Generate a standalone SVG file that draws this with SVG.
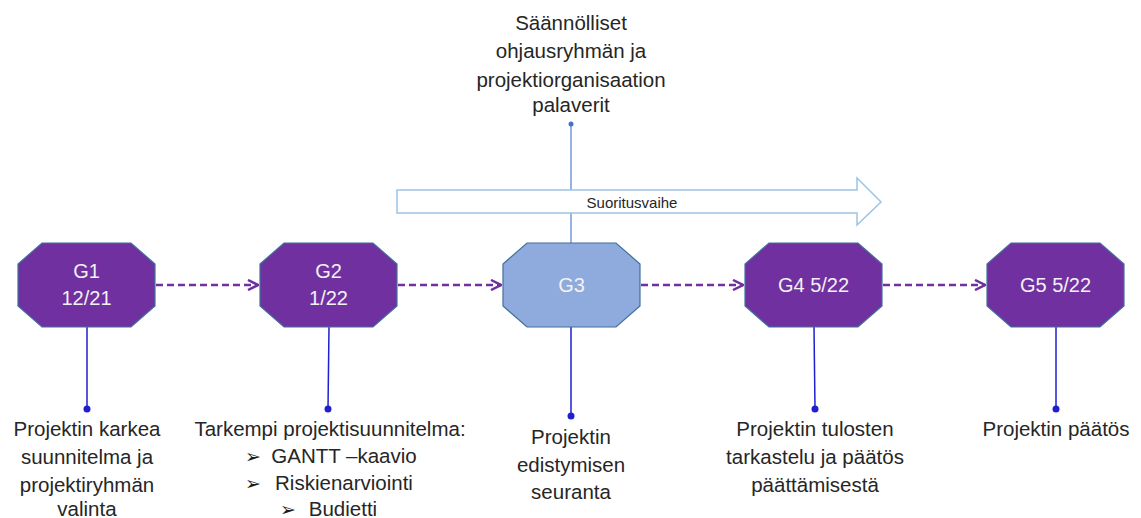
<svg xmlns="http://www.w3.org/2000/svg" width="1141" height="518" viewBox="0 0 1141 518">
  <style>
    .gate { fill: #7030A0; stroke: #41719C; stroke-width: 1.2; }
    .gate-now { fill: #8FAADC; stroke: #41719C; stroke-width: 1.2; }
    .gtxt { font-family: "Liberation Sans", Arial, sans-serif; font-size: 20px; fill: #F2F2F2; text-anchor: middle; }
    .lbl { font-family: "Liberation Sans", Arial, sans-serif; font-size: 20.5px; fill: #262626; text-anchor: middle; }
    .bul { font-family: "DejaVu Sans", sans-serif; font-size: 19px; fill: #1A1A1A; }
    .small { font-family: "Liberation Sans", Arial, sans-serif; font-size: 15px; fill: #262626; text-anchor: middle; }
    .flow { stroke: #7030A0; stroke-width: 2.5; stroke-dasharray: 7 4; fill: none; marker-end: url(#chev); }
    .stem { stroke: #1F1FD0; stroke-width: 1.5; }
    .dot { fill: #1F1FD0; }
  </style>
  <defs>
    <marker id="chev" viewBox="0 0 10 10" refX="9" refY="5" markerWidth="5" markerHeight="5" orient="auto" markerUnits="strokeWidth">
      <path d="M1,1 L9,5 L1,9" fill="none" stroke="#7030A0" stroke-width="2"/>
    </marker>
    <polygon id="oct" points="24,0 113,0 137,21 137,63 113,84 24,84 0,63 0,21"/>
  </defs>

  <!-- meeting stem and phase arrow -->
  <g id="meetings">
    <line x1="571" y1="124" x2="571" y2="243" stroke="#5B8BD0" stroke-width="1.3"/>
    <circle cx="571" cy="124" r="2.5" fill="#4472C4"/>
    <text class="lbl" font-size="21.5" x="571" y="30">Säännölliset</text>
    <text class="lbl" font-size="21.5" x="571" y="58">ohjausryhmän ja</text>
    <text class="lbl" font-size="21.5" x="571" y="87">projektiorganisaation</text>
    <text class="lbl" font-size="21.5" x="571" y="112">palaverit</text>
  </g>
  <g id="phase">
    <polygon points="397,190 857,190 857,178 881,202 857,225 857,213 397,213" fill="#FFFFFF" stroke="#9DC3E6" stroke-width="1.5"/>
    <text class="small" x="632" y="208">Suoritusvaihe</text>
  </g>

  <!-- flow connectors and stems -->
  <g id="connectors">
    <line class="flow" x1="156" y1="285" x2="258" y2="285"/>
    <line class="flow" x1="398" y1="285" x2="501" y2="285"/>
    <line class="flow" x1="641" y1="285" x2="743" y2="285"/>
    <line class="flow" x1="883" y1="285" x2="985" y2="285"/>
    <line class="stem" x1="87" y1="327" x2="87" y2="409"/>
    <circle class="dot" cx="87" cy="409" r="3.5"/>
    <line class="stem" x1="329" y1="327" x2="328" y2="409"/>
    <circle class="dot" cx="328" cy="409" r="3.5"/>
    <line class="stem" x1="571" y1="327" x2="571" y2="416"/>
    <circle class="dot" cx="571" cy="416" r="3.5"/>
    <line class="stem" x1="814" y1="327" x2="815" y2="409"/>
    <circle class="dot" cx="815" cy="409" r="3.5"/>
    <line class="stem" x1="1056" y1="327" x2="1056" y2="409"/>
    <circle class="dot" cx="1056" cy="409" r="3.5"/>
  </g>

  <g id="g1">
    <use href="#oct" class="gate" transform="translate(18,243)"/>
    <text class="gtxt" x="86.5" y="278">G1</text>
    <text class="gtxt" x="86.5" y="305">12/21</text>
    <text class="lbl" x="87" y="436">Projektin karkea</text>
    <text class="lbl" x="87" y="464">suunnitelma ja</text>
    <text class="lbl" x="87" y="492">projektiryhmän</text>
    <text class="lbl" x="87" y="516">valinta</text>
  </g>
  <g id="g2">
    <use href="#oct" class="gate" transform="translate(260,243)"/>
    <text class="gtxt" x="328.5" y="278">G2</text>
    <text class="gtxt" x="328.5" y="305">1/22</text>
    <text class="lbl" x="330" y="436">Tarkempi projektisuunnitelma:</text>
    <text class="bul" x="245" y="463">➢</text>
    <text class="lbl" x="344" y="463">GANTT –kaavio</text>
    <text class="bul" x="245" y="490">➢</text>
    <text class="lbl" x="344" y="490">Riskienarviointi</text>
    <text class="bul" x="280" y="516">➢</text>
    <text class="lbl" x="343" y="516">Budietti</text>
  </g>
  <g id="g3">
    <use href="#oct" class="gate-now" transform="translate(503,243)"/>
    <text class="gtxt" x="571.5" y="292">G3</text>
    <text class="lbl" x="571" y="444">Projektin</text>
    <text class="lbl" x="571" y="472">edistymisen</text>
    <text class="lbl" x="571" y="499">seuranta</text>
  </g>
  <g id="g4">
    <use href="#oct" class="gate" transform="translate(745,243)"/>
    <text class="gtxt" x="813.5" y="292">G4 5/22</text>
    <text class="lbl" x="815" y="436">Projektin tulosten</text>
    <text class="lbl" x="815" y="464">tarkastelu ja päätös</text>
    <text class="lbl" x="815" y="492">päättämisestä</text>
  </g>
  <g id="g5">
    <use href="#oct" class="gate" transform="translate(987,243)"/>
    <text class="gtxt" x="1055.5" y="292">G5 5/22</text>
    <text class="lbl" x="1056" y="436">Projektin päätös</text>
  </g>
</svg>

• _What needs to be done_
Omit the pictures and give the material again, exactly and in full.

• _The output_
Generate a standalone SVG file that draws this with SVG.
<svg xmlns="http://www.w3.org/2000/svg" width="1141" height="518" viewBox="0 0 1141 518">
  <style>
    .gate { fill: #7030A0; stroke: #41719C; stroke-width: 1.2; }
    .gate-now { fill: #8FAADC; stroke: #41719C; stroke-width: 1.2; }
    .gtxt { font-family: "Liberation Sans", Arial, sans-serif; font-size: 20px; fill: #F2F2F2; text-anchor: middle; }
    .lbl { font-family: "Liberation Sans", Arial, sans-serif; font-size: 20.5px; fill: #262626; text-anchor: middle; }
    .bul { font-family: "DejaVu Sans", sans-serif; font-size: 19px; fill: #1A1A1A; }
    .small { font-family: "Liberation Sans", Arial, sans-serif; font-size: 15px; fill: #262626; text-anchor: middle; }
    .flow { stroke: #7030A0; stroke-width: 2.5; stroke-dasharray: 7 4; fill: none; marker-end: url(#chev); }
    .stem { stroke: #1F1FD0; stroke-width: 1.5; }
    .dot { fill: #1F1FD0; }
  </style>
  <defs>
    <marker id="chev" viewBox="0 0 10 10" refX="9" refY="5" markerWidth="5" markerHeight="5" orient="auto" markerUnits="strokeWidth">
      <path d="M1,1 L9,5 L1,9" fill="none" stroke="#7030A0" stroke-width="2"/>
    </marker>
    <polygon id="oct" points="24,0 113,0 137,21 137,63 113,84 24,84 0,63 0,21"/>
  </defs>

  <!-- meeting stem and phase arrow -->
  <g id="meetings">
    <line x1="571" y1="124" x2="571" y2="243" stroke="#5B8BD0" stroke-width="1.3"/>
    <circle cx="571" cy="124" r="2.5" fill="#4472C4"/>
    <text class="lbl" font-size="21.5" x="571" y="30">Säännölliset</text>
    <text class="lbl" font-size="21.5" x="571" y="58">ohjausryhmän ja</text>
    <text class="lbl" font-size="21.5" x="571" y="87">projektiorganisaation</text>
    <text class="lbl" font-size="21.5" x="571" y="112">palaverit</text>
  </g>
  <g id="phase">
    <polygon points="397,190 857,190 857,178 881,202 857,225 857,213 397,213" fill="#FFFFFF" stroke="#9DC3E6" stroke-width="1.5"/>
    <text class="small" x="632" y="208">Suoritusvaihe</text>
  </g>

  <!-- flow connectors and stems -->
  <g id="connectors">
    <line class="flow" x1="156" y1="285" x2="258" y2="285"/>
    <line class="flow" x1="398" y1="285" x2="501" y2="285"/>
    <line class="flow" x1="641" y1="285" x2="743" y2="285"/>
    <line class="flow" x1="883" y1="285" x2="985" y2="285"/>
    <line class="stem" x1="87" y1="327" x2="87" y2="409"/>
    <circle class="dot" cx="87" cy="409" r="3.5"/>
    <line class="stem" x1="329" y1="327" x2="328" y2="409"/>
    <circle class="dot" cx="328" cy="409" r="3.5"/>
    <line class="stem" x1="571" y1="327" x2="571" y2="416"/>
    <circle class="dot" cx="571" cy="416" r="3.5"/>
    <line class="stem" x1="814" y1="327" x2="815" y2="409"/>
    <circle class="dot" cx="815" cy="409" r="3.5"/>
    <line class="stem" x1="1056" y1="327" x2="1056" y2="409"/>
    <circle class="dot" cx="1056" cy="409" r="3.5"/>
  </g>

  <g id="g1">
    <use href="#oct" class="gate" transform="translate(18,243)"/>
    <text class="gtxt" x="86.5" y="278">G1</text>
    <text class="gtxt" x="86.5" y="305">12/21</text>
    <text class="lbl" x="87" y="436">Projektin karkea</text>
    <text class="lbl" x="87" y="464">suunnitelma ja</text>
    <text class="lbl" x="87" y="492">projektiryhmän</text>
    <text class="lbl" x="87" y="516">valinta</text>
  </g>
  <g id="g2">
    <use href="#oct" class="gate" transform="translate(260,243)"/>
    <text class="gtxt" x="328.5" y="278">G2</text>
    <text class="gtxt" x="328.5" y="305">1/22</text>
    <text class="lbl" x="330" y="436">Tarkempi projektisuunnitelma:</text>
    <text class="bul" x="245" y="463">➢</text>
    <text class="lbl" x="344" y="463">GANTT –kaavio</text>
    <text class="bul" x="245" y="490">➢</text>
    <text class="lbl" x="344" y="490">Riskienarviointi</text>
    <text class="bul" x="280" y="516">➢</text>
    <text class="lbl" x="343" y="516">Budietti</text>
  </g>
  <g id="g3">
    <use href="#oct" class="gate-now" transform="translate(503,243)"/>
    <text class="gtxt" x="571.5" y="292">G3</text>
    <text class="lbl" x="571" y="444">Projektin</text>
    <text class="lbl" x="571" y="472">edistymisen</text>
    <text class="lbl" x="571" y="499">seuranta</text>
  </g>
  <g id="g4">
    <use href="#oct" class="gate" transform="translate(745,243)"/>
    <text class="gtxt" x="813.5" y="292">G4 5/22</text>
    <text class="lbl" x="815" y="436">Projektin tulosten</text>
    <text class="lbl" x="815" y="464">tarkastelu ja päätös</text>
    <text class="lbl" x="815" y="492">päättämisestä</text>
  </g>
  <g id="g5">
    <use href="#oct" class="gate" transform="translate(987,243)"/>
    <text class="gtxt" x="1055.5" y="292">G5 5/22</text>
    <text class="lbl" x="1056" y="436">Projektin päätös</text>
  </g>
</svg>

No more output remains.